In a peer-reviewed paper titled “It’s Back—Asbestos gets a second wind,” Camplin states that the materials that may still be imported or produced with asbestos include: cement -- corrugated and flat sheeting, clothing, pipeline wrap, roofing felt, vinyl floor tile, cement shingle, millboard, cement pipe, automatic transmission components, clutch facings, friction materials, disc brake pads, drum brake linings, brake blocks, gaskets, non-roofing coatings and roof coatings.
In his paper, to be published in ASSE’s Professional Safety Journal, Camplin warns fellow occupational safety, health and environmental (SH&E) professionals that asbestos is still a problem and could grow even larger with new issues and risks evolving every day. Also, asbestos was the largest single factor in the rise of tort costs in 2001 resulting in a $6 billion increase in liabilities tied to asbestos claims, said Camplin.
“Asbestos can reappear even if all asbestos has been removed from the building. It can still be an issue even if inspection reports state no asbestos is present in a building,” Camplin said. “Asbestos inspections typically have flaws that SH&E professionals need to be aware of including knowing the proper inspection scope, lack of inspector and lab qualifications, new regulatory requirements and much more.”

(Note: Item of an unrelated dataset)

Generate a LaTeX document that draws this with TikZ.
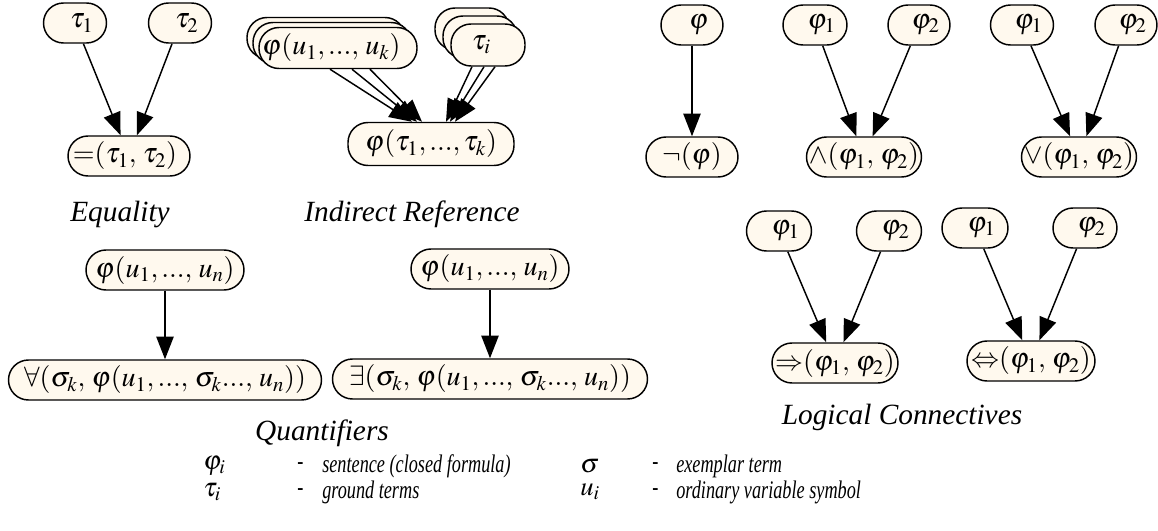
\documentclass[tikz,border=0pt]{standalone}
\usepackage{mathptmx}
\usepackage[no-math]{fontspec}
\setmainfont{Liberation Serif}
\newfontfamily\legfont[FakeStretch=0.72]{Liberation Serif}
\usetikzlibrary{arrows.meta}
\definecolor{cream}{RGB}{255,249,238}
\newcommand\tdots{{.}{.}{.}}
\tikzset{
 nb/.style={draw=black, line width=1.1pt, fill=cream, rounded corners=15pt, minimum height=30pt, inner sep=0pt, font=\fontsize{21}{24}\selectfont},
 bw/.style={minimum width=#1*0.75pt},
 bh/.style={minimum height=#1*0.75pt},
 shr/.style={execute at begin node={\hspace*{10pt}}},
 shl/.style={execute at end node={\hspace*{#1}}},
 arr/.style={line width=1.1pt, -{Triangle[length=17pt,width=13pt]}},
 lab/.style={font=\fontsize{22}{26}\selectfont\itshape},
 leg/.style={font=\fontsize{19}{21}\selectfont\legfont\itshape, anchor=west, inner sep=0pt},
 legs/.style={font=\fontsize{20}{22}\selectfont, anchor=west, inner sep=0pt},
}
\begin{document}
\begin{tikzpicture}[x=0.75pt,y=-0.75pt]
\fill[white] (0,0) rectangle (1158,531);
\useasboundingbox (0,0) rectangle (1158,531);

% Equality
\node[nb,bw=63,shr] (t1) at (75,23) {$\tau_1$};
\node[nb,bw=63,shr] (t2) at (180,23) {$\tau_2$};
\node[nb,bw=122,shl=6pt] (eq) at (129,156) {${=}(\tau_1,\,\tau_2)$};
\node[lab] (leq) at (120,214) {Equality};
\draw[arr] (t1) -- (eq);
\draw[arr] (t2) -- (eq);

% Indirect reference
\node[nb,bw=158,bh=41] (pu3) at (326,38) {};
\node[nb,bw=158,bh=41] (pu2) at (332,43) {};
\node[nb,bw=158,bh=41,shl=10pt] (pu1) at (338,48) {$\varphi(u_1,\tdots,\,u_k)$};
\node[nb,bw=74,bh=42] (ti3) at (472,29) {};
\node[nb,bw=74,bh=42] (ti2) at (480,37) {};
\node[nb,bw=74,bh=42,shl=10pt] (ti1) at (488,45) {$\tau_i$};
\node[nb,bw=166,bh=43] (pt) at (431,144) {$\varphi(\tau_1,\tdots,\tau_k)$};
\node[lab] (lind) at (412,214) {Indirect Reference};
\draw[arr] ([xshift=-6pt]pu1.south) -- ([xshift=-14.25pt]pt.north);
\draw[arr] ([xshift=10.5pt]pu1.south) -- ([xshift=-10.5pt]pt.north);
\draw[arr] ([xshift=24pt]pu1.south) -- ([xshift=-6.75pt]pt.north);
\draw[arr] ([xshift=-12pt]ti1.south) -- ([xshift=11.25pt]pt.north);
\draw[arr] ([xshift=-3pt]ti1.south) -- ([xshift=14.25pt]pt.north);
\draw[arr] ([xshift=5.25pt]ti1.south) -- ([xshift=18pt]pt.north);

% Negation
\node[nb,bw=62,shr] (f) at (692,25) {$\varphi$};
\node[nb,bw=92] (nf) at (692,157) {${\neg}(\varphi)$};
\draw[arr] (f) -- (nf);

% Conjunction
\node[nb,bw=64,shr] (a1) at (815,25) {$\varphi_1$};
\node[nb,bw=62,shr] (a2) at (919,25) {$\varphi_2$};
\node[nb,bw=115] (ac) at (864,157) {${\wedge}(\varphi_1,\,\varphi_2)$};
\draw[arr] (a1) -- (ac);
\draw[arr] (a2) -- (ac);

% Disjunction
\node[nb,bw=63,shr] (o1) at (1022,25) {$\varphi_1$};
\node[nb,bw=62,shr] (o2) at (1126,25) {$\varphi_2$};
\node[nb,bw=115] (oc) at (1079,157) {${\vee}(\varphi_1,\,\varphi_2)$};
\draw[arr] (o1) -- (oc);
\draw[arr] (o2) -- (oc);

% Implication
\node[nb,bw=65,shr] (i1) at (779,231) {$\varphi_1$};
\node[nb,bw=65,shr] (i2) at (889,231) {$\varphi_2$};
\node[nb,bw=126] (ic) at (835,363) {${\Rightarrow}(\varphi_1,\,\varphi_2)$};
\draw[arr] (i1) -- (ic);
\draw[arr] (i2) -- (ic);

% Equivalence
\node[nb,bw=66,shr] (e1) at (975,228) {$\varphi_1$};
\node[nb,bw=64,shr] (e2) at (1085,228) {$\varphi_2$};
\node[nb,bw=128] (ec) at (1031,361) {${\Leftrightarrow}(\varphi_1,\,\varphi_2)$};
\draw[arr] (e1) -- (ec);
\draw[arr] (e2) -- (ec);
\node[lab] (llog) at (902,417) {Logical Connectives};

% Quantifiers
\node[nb,bw=158] (q1) at (165,270) {$\varphi(u_1,\tdots,\,u_n)$};
\node[nb,bw=313] (qa) at (165,380) {${\forall}(\sigma_k,\,\varphi(u_1,\tdots,\,\sigma_k\tdots,\,u_n))$};
\node[nb,bw=158] (q2) at (490,269) {$\varphi(u_1,\tdots,\,u_n)$};
\node[nb,bw=315] (qe) at (490,379) {${\exists}(\sigma_k,\,\varphi(u_1,\tdots,\,\sigma_k\tdots,\,u_n))$};
\draw[arr] (q1) -- (qa);
\draw[arr] (q2) -- (qe);
\node[lab] (lq) at (322,433) {Quantifiers};

% Legend
\node[legs] (s1) at (203,466) {$\varphi_i$};
\node[leg] (d1) at (297,466) {\upshape -};
\node[leg] (x1) at (322,466) {sentence (closed formula)};
\node[legs] (s2) at (580,466) {$\sigma$};
\node[leg] (d2) at (652,466) {\upshape -};
\node[leg] (x2) at (676,466) {exemplar term};
\node[legs] (s3) at (203,492) {$\tau_i$};
\node[leg] (d3) at (297,492) {\upshape -};
\node[leg] (x3) at (322,492) {ground terms};
\node[legs] (s4) at (580,492) {$u_i$};
\node[leg] (d4) at (652,492) {\upshape -};
\node[leg] (x4) at (676,492) {ordinary variable symbol};
\end{tikzpicture}
\end{document}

Asbestos is a mineral fiber that is extracted from rock and have been used for centuries for its fire resistance and because it is not easily destroyed or degraded by natural processes. Exposure to asbestos occurs when one breathes in asbestos fibers. This can cause various forms of cancer, including mesothelioma, a cancer of the lining of the lung and abdominal cavities. It can also cause asbestosis, an emphysema-like condition. Symptoms may take 20 years or more to occur. However, by following safe work practices and by reporting any damage or disturbance to asbestos containing materials, exposure can be minimized.
Asbestos is present in our environment as a naturally occurring mineral, in consumer products and building materials said Camplin. The Consumer Product Safety Commission (CPSC) has identified several consumer products and building materials that have been inadvertently contaminated with asbestos. Camplin also notes that even when air in the work area has been declared clear of asbestos, asbestos fibers can still remain in the air and on surface work areas. At this time, there is no federal regulation requiring surface dust to be tested for asbestos, and, the existing analytical methods used to determine asbestos contamination in surface dust continue to be problematic, Camplin noted.
To address these issues Camplin states that SH&E professionals should use due diligence requirements to identify asbestos with or without existing asbestos inspections; realize that these emerging asbestos issues pertain to existing and new construction; and, that the EPA has developed excellent guidance for testing, cleaning and clearing asbestos contaminated buildings.
Camplin, an Illinois licensed asbestos professional since 1986, states that the U.S. Geological Survey reported that 13 thousand metric tons of asbestos were imported into the U.S. in 2001 and that worldwide mining of asbestos was estimated by the government at 2,050,000 metric tons in 2001, illustrating a growing risk.